§ **Material for this exercise**:
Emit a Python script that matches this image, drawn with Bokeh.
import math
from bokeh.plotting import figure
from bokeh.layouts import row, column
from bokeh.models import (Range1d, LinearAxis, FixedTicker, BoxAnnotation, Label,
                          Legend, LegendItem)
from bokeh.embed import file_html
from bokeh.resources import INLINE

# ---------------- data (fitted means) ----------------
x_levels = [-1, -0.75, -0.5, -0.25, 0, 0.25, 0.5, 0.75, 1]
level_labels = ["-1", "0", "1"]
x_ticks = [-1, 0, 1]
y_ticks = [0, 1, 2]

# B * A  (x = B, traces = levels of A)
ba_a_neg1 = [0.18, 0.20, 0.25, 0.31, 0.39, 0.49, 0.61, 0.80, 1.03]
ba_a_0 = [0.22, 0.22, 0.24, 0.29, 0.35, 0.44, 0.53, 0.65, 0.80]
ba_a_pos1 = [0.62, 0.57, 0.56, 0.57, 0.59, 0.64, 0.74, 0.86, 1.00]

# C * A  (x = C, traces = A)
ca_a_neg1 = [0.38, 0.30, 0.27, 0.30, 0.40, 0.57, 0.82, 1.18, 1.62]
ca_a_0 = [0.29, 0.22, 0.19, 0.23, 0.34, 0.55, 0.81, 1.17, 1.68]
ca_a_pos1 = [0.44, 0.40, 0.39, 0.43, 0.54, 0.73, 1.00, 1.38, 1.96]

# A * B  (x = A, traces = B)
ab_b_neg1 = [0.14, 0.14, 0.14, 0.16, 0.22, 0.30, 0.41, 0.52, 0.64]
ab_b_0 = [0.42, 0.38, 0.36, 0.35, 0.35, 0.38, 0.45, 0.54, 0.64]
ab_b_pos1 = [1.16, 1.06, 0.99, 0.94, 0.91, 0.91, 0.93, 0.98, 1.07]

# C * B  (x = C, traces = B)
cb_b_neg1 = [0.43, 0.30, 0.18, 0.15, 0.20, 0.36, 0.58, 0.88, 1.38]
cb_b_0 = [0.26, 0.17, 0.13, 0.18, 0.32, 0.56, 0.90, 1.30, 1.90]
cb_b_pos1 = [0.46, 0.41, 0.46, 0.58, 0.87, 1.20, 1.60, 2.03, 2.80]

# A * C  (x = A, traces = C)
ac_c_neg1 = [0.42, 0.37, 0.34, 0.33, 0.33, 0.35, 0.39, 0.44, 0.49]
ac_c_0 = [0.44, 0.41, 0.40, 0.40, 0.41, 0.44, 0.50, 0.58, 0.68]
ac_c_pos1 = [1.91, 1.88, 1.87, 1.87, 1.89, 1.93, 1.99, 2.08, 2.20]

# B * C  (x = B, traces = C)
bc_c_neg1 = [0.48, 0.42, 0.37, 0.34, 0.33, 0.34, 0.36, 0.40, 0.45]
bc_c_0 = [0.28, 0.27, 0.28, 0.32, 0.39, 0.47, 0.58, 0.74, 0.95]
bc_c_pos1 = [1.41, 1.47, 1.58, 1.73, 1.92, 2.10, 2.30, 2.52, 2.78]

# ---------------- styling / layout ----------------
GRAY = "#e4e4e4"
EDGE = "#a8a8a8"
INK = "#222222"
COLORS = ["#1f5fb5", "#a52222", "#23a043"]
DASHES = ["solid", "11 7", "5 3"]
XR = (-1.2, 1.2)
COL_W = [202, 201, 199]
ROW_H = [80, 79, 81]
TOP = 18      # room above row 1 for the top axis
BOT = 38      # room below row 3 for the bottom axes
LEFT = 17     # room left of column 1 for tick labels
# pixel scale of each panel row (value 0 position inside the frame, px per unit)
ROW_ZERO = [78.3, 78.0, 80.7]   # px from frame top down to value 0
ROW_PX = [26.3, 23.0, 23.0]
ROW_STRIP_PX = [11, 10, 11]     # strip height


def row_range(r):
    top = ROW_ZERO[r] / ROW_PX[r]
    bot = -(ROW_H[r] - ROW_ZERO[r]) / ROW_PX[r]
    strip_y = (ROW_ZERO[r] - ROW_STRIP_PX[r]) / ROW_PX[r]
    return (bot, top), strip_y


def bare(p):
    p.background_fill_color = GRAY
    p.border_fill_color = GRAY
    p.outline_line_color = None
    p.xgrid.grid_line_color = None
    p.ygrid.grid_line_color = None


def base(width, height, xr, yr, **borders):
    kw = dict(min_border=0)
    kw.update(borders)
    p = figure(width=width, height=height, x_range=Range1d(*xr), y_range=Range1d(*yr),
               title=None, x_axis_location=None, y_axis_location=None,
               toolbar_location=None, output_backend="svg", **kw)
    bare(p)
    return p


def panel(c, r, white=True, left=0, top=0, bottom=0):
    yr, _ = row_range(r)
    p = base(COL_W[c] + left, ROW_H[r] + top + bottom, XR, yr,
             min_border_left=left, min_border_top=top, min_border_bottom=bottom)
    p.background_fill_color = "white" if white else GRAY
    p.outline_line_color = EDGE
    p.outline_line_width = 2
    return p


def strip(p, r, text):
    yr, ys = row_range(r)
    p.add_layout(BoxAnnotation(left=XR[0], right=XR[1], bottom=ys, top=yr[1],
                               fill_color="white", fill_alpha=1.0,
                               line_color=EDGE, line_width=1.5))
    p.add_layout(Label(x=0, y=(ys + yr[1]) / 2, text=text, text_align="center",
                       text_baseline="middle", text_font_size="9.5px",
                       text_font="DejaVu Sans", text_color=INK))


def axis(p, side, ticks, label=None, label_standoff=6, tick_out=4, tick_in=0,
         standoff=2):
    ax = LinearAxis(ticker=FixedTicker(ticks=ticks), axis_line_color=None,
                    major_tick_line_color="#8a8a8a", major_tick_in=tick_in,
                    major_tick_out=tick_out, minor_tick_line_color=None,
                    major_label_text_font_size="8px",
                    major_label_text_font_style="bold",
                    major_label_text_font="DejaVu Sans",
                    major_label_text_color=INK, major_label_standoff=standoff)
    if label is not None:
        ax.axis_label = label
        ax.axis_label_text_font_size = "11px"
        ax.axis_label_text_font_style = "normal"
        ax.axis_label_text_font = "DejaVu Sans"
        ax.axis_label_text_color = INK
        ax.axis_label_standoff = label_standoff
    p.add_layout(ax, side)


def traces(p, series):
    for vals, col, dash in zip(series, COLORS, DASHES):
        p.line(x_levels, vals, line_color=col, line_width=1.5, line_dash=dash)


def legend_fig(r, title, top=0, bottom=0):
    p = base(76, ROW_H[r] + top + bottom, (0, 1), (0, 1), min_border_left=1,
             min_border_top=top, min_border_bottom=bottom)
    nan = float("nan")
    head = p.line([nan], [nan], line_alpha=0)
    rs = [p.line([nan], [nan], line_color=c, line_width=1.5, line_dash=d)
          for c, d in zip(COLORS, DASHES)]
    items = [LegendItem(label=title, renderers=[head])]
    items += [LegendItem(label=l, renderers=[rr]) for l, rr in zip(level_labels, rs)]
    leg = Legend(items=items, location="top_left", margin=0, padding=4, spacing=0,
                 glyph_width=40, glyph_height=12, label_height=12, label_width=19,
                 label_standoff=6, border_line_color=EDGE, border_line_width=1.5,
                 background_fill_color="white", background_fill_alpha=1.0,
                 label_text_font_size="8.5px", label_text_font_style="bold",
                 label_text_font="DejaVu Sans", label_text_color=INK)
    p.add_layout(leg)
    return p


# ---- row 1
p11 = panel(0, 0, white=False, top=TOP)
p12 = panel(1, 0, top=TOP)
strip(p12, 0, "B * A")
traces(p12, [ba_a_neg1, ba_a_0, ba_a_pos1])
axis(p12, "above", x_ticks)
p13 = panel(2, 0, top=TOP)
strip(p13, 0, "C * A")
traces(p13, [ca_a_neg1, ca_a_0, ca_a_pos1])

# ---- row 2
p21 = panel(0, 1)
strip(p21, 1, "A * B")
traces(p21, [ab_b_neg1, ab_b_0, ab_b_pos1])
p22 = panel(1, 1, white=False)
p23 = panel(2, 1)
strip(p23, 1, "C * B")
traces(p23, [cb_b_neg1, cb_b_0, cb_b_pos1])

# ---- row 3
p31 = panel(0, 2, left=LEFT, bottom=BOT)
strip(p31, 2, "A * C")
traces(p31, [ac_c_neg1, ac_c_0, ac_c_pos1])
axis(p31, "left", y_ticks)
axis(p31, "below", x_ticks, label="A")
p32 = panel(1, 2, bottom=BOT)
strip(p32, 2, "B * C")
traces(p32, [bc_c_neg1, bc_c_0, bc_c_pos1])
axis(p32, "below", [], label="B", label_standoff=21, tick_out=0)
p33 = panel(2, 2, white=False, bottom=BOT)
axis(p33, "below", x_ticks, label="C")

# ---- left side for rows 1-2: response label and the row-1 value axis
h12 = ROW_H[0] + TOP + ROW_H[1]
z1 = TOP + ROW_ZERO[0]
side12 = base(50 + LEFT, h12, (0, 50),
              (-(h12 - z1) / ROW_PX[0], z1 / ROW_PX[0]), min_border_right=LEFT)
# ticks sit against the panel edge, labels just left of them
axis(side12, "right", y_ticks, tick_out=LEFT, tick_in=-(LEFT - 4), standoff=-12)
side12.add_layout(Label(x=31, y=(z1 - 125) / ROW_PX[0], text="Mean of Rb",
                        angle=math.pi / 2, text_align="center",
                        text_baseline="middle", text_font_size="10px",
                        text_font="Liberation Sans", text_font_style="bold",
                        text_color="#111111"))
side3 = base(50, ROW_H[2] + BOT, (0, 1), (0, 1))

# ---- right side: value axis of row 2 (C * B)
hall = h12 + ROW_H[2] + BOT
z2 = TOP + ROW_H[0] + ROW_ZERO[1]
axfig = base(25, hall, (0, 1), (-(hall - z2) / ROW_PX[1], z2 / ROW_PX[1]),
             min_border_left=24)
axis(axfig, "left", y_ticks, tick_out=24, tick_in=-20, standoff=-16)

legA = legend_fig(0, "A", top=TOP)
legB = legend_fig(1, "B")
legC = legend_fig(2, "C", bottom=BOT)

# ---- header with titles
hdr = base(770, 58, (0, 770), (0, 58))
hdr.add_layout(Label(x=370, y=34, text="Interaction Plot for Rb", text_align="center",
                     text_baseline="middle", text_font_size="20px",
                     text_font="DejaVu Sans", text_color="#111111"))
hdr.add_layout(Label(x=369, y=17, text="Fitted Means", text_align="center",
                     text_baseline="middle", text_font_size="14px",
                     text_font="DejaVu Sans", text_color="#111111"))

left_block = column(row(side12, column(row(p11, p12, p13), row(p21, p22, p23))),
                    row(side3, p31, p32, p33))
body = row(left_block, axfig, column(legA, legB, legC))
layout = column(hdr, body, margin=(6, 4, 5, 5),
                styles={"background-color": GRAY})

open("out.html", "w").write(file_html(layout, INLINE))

...

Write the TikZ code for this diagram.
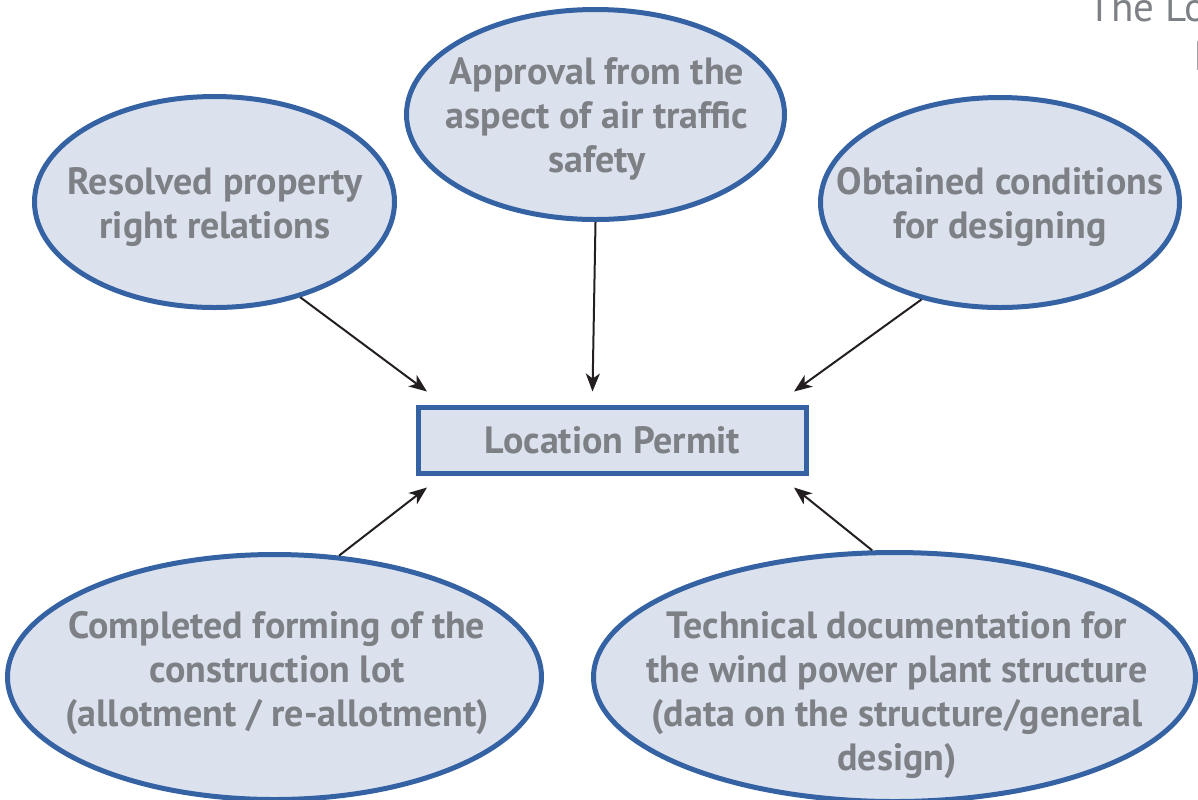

§ **Written exercise**: All lines above from the one containing "Emit a Python" to the one containing "0.74, 0.86, 1.00]" must be repeated exactly, both lines included, and no others.

§ **Output for this task**:
Emit a Python script that matches this image, drawn with Bokeh.
import math
from bokeh.plotting import figure
from bokeh.layouts import row, column
from bokeh.models import (Range1d, LinearAxis, FixedTicker, BoxAnnotation, Label,
                          Legend, LegendItem)
from bokeh.embed import file_html
from bokeh.resources import INLINE

# ---------------- data (fitted means) ----------------
x_levels = [-1, -0.75, -0.5, -0.25, 0, 0.25, 0.5, 0.75, 1]
level_labels = ["-1", "0", "1"]
x_ticks = [-1, 0, 1]
y_ticks = [0, 1, 2]

# B * A  (x = B, traces = levels of A)
ba_a_neg1 = [0.18, 0.20, 0.25, 0.31, 0.39, 0.49, 0.61, 0.80, 1.03]
ba_a_0 = [0.22, 0.22, 0.24, 0.29, 0.35, 0.44, 0.53, 0.65, 0.80]
ba_a_pos1 = [0.62, 0.57, 0.56, 0.57, 0.59, 0.64, 0.74, 0.86, 1.00]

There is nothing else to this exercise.